Looking at the current clinical practice, one of the greatest challenges with pulmonary NE tumors is that there is no optimal therapy established and the tumors are mostly diagnosed at late-stage with poor prognosis. Moreover, a clear differentiation between individual subtypes is sometimes a challenge. Hence, there is a great need in developing faithful biomarkers for differential diagnosis which has a great influence on prognosis and treatment options. Several independent studies illustrate important roles of miRNAs in tumorgenesis and they mention a lot of different oncologic targets (e.g., silencing effects on pro-apoptotic factors).

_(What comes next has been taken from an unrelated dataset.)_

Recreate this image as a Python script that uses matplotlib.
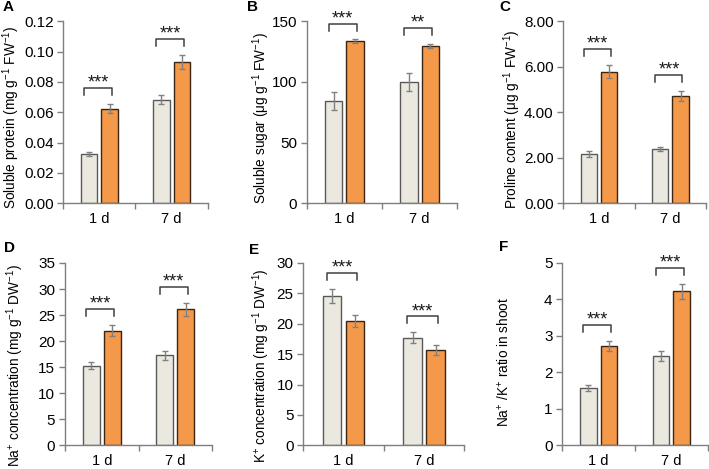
import numpy as np
import matplotlib
matplotlib.use('Agg')
import matplotlib.pyplot as plt
from matplotlib.ticker import FormatStrFormatter, FixedLocator

plt.rcParams['font.family'] = ['Liberation Sans', 'DejaVu Sans']
plt.rcParams['mathtext.fontset'] = 'custom'
plt.rcParams['mathtext.rm'] = 'Liberation Sans'
plt.rcParams['mathtext.it'] = 'Liberation Sans:italic'
plt.rcParams['mathtext.bf'] = 'Liberation Sans:bold'

# data (control = grey, salt = orange)
days = ['1 d', '7 d']

protein_ctrl = [0.0325, 0.0684]
protein_ctrl_err = [0.0016, 0.0030]
protein_salt = [0.0625, 0.0934]
protein_salt_err = [0.0030, 0.0046]

sugar_ctrl = [84.4, 100.0]
sugar_ctrl_err = [7.7, 7.5]
sugar_salt = [133.5, 129.9]
sugar_salt_err = [1.6, 1.6]

proline_ctrl = [2.16, 2.38]
proline_ctrl_err = [0.12, 0.10]
proline_salt = [5.79, 4.71]
proline_salt_err = [0.30, 0.23]

na_ctrl = [15.26, 17.3]
na_ctrl_err = [0.70, 0.84]
na_salt = [22.03, 26.1]
na_salt_err = [1.1, 1.2]

k_ctrl = [24.6, 17.7]
k_ctrl_err = [1.2, 0.9]
k_salt = [20.4, 15.66]
k_salt_err = [1.0, 0.8]

ratio_ctrl = [1.565, 2.45]
ratio_ctrl_err = [0.08, 0.14]
ratio_salt = [2.73, 4.22]
ratio_salt_err = [0.14, 0.21]

stars_A = ['***', '***']
stars_B = ['***', '**']
stars_C = ['***', '***']
stars_D = ['***', '***']
stars_E = ['***', '***']
stars_F = ['***', '***']

GREY = '#ebe9df'
ORANGE = '#f4994a'
AXIS = '#7f7f7f'

W, H = 709, 469
fig = plt.figure(figsize=(W / 100, H / 100), dpi=100)


def px_axes(left, top, right, bottom):
    return fig.add_axes([left / W, 1 - bottom / H, (right - left) / W, (bottom - top) / H])


def panel(ax, ctrl, ctrl_err, salt, salt_err, stars, ymax, step, fmt, ylabel, label_x, label_y):
    x = np.arange(len(days))
    w = 0.23
    off = 0.143
    ax.bar(x - off, ctrl, w, color=GREY, edgecolor='#595959', linewidth=1.0, zorder=2)
    ax.bar(x + off, salt, w, color=ORANGE, edgecolor='#3a2412', linewidth=1.0, zorder=2)
    ax.errorbar(x - off, ctrl, yerr=ctrl_err, fmt='none', ecolor='#808080',
                elinewidth=1.0, capsize=2.2, capthick=1.0, zorder=3)
    ax.errorbar(x + off, salt, yerr=salt_err, fmt='none', ecolor='#808080',
                elinewidth=1.0, capsize=2.2, capthick=1.0, zorder=3)

    # significance brackets
    drop = 0.038 * ymax
    for i in range(len(days)):
        top = max(ctrl[i] + ctrl_err[i], salt[i] + salt_err[i])
        yb = top + 0.087 * ymax
        x0, x1 = i - 0.21, i + 0.17
        ax.plot([x0, x0, x1, x1], [yb - drop, yb, yb, yb - drop], color='#404040',
                lw=1.1, clip_on=False, zorder=4)
        ax.annotate(stars[i], ((x0 + x1) / 2, yb), xytext=(0, 0.3), textcoords='offset points',
                    ha='center', va='baseline', fontsize=13, color='#1a1a1a')

    ax.set_xlim(-0.5, 1.5)
    ax.set_ylim(0, ymax)
    ax.set_yticks(np.arange(0, ymax + step / 2, step))
    ax.yaxis.set_major_formatter(FormatStrFormatter(fmt))
    ax.set_xticks(x)
    ax.set_xticklabels(days, fontsize=10.5)
    ax.xaxis.set_minor_locator(FixedLocator([-0.5, 0.5, 1.5]))
    ax.tick_params(axis='x', which='major', length=0, pad=6)
    ax.tick_params(axis='x', which='minor', length=4, color=AXIS, width=1.0)
    ax.tick_params(axis='y', length=4, color=AXIS, width=1.0, labelsize=11, pad=3)
    for s in ['top', 'right']:
        ax.spines[s].set_visible(False)
    for s in ['left', 'bottom']:
        ax.spines[s].set_color(AXIS)
        ax.spines[s].set_linewidth(1.0)
    ax.set_ylabel(ylabel, fontsize=9.8)
    ax.yaxis.label.set_va('center')
    ax.yaxis.set_label_coords(label_x, label_y)


axA = px_axes(63.3, 21.4, 207.7, 203.2)
panel(axA, protein_ctrl, protein_ctrl_err, protein_salt, protein_salt_err, stars_A,
      0.12, 0.02, '%.2f', r'Soluble protein (mg g$^{-1}$ FW$^{-1}$)', -52.0 / 144.4, 0.47)

axB = px_axes(306.7, 21.4, 457.3, 203.2)
panel(axB, sugar_ctrl, sugar_ctrl_err, sugar_salt, sugar_salt_err, stars_B,
      150, 50, '%d', r'Soluble sugar (μg g$^{-1}$ FW$^{-1}$)', -45.7 / 150.6, 0.47)

axC = px_axes(563.3, 21.4, 706.0, 203.2)
panel(axC, proline_ctrl, proline_ctrl_err, proline_salt, proline_salt_err, stars_C,
      8, 2, '%.2f', r'Proline content (μg g$^{-1}$ FW$^{-1}$)', -50.8 / 142.7, 0.46)

axD = px_axes(65.0, 263.0, 212.0, 445.3)
panel(axD, na_ctrl, na_ctrl_err, na_salt, na_salt_err, stars_D,
      35, 5, '%d', r'Na$^{+}$ concentration (mg g$^{-1}$ DW$^{-1}$)', -49.7 / 147.0, 0.435)

axE = px_axes(303.3, 263.0, 464.3, 445.3)
panel(axE, k_ctrl, k_ctrl_err, k_salt, k_salt_err, stars_E,
      30, 5, '%d', r'K$^{+}$ concentration (mg g$^{-1}$ DW$^{-1}$)', -41.6 / 161.0, 0.435)

axF = px_axes(562.3, 263.0, 707.7, 445.3)
panel(axF, ratio_ctrl, ratio_ctrl_err, ratio_salt, ratio_salt_err, stars_F,
      5, 1, '%d', r'Na$^{+}$ /K$^{+}$ ratio in shoot', -58.5 / 145.4, 0.455)

for letter, lx, ly in [('A', 3, 0), ('B', 247, 0), ('C', 499, 0),
                       ('D', 4, 241), ('E', 249, 243), ('F', 499, 240)]:
    fig.text(lx / W, 1 - ly / H, letter, fontsize=11, fontweight='bold', ha='left', va='top')

fig.savefig('out.png', dpi=100)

Summarizing the outcome of this study, miRNAs seem to be differentially expressed in neuroendocrine tumors of the lung. A close association was implicated between the elevated miR-21 in high-grade and miR-34a in low grade atypical neuroendocrine lung carcinomas, which could potentially be exploited as practical supportive markers for differential lung cancer diagnosis in routine. However, some additional research and validation studies are needed to utilize them as routine markers or potential molecular targets for personalized medicine.

Expansion of the current collection is planned. In addition to the differently diagnostic role of miRNAs, the predictive and prognostic value in neuroendocrine tumors will be investigated. It would also be interesting to assess miRNA levels in neuroendocrine tumors of the lung compared to those in non-small cell lung carcinomas as well as mesenchymal tumors, paragangliomas and intrapulmonary metastases of well-differentiated breast or prostate carcinomas for differential purposes. Another starting point for novel targeted therapies is for example functional analytics on the basis of proteins or messenger RNAs to find new therapeutic targets or unknown resistances against chemotherapeutic drugs (especially in neuroendocrine tumors).